- GIVEN RECORDS
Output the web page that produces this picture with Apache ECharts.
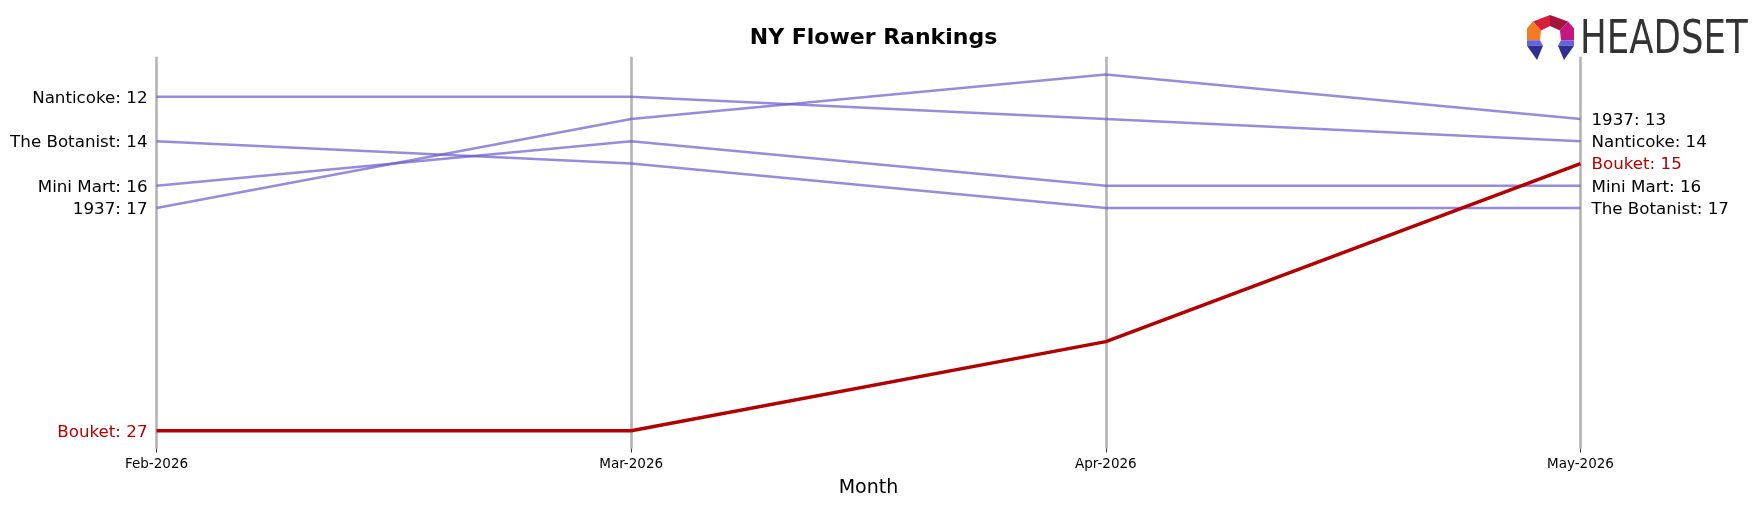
...
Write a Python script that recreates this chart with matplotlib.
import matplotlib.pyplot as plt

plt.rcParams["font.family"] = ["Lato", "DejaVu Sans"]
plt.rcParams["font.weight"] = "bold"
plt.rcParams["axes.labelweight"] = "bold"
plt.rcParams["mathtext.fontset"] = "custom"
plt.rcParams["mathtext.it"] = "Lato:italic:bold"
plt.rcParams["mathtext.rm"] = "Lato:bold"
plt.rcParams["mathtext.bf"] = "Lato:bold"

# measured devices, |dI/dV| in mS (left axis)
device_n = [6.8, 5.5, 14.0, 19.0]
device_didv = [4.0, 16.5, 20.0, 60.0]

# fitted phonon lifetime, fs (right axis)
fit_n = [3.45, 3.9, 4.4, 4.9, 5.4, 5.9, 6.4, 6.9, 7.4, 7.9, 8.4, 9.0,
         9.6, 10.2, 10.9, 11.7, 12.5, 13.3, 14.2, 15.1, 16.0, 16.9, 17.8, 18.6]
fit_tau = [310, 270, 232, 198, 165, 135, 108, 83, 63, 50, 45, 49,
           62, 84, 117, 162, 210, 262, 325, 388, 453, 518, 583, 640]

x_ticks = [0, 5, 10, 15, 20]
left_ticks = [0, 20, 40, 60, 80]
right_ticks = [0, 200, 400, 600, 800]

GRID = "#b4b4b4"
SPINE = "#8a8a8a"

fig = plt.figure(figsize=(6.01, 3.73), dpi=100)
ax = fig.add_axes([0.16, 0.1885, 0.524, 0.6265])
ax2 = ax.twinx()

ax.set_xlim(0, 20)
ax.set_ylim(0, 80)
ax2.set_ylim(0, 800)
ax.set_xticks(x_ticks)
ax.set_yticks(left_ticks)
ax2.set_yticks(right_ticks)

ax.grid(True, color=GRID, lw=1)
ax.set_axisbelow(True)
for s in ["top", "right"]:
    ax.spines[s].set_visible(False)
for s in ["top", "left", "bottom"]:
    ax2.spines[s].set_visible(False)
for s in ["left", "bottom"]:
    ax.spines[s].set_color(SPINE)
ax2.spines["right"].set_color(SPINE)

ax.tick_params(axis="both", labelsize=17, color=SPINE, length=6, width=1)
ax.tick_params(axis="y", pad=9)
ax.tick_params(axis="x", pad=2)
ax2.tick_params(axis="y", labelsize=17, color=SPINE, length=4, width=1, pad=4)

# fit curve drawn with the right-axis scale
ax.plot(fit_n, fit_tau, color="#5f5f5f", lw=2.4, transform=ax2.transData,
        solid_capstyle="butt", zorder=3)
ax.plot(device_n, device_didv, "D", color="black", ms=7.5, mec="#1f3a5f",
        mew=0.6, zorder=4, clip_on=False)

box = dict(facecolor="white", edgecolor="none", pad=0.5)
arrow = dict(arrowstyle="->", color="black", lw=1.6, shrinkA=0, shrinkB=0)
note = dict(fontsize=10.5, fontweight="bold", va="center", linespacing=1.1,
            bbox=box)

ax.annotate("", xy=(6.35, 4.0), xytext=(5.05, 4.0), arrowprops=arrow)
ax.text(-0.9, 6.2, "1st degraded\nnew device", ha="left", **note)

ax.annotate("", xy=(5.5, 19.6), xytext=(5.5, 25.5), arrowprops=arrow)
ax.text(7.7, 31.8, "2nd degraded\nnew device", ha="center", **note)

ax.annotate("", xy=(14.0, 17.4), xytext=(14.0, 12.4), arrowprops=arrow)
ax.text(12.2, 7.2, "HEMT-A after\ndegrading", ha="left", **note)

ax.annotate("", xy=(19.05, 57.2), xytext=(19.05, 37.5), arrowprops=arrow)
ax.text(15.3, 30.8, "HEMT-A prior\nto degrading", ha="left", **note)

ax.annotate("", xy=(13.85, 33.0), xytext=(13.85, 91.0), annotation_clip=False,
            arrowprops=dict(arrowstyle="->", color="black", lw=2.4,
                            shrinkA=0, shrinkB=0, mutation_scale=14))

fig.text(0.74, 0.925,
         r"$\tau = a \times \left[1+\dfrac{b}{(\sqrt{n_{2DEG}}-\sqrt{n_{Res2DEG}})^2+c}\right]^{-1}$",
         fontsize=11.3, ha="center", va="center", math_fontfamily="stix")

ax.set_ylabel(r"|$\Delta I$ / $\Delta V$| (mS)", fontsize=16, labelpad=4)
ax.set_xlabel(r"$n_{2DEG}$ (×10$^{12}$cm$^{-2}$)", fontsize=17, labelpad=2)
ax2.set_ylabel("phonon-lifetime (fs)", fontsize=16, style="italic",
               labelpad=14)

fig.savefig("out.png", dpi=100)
* * *
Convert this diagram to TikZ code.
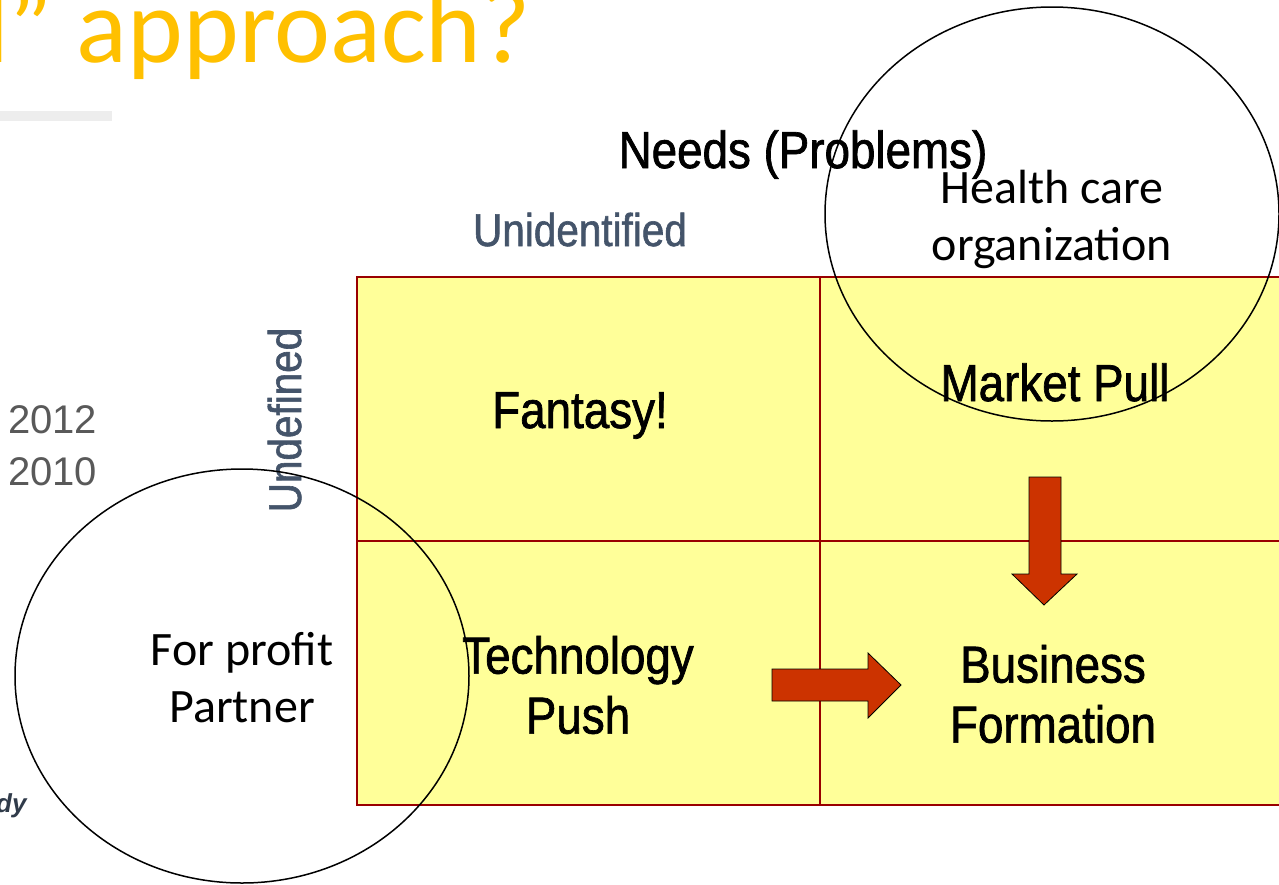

- DIRECTIONS FOR THIS TASK
From the records given above, copy all lines containing "that".

- FINISHED TASK
Output the web page that produces this picture with Apache ECharts.
Write a Python script that recreates this chart with matplotlib.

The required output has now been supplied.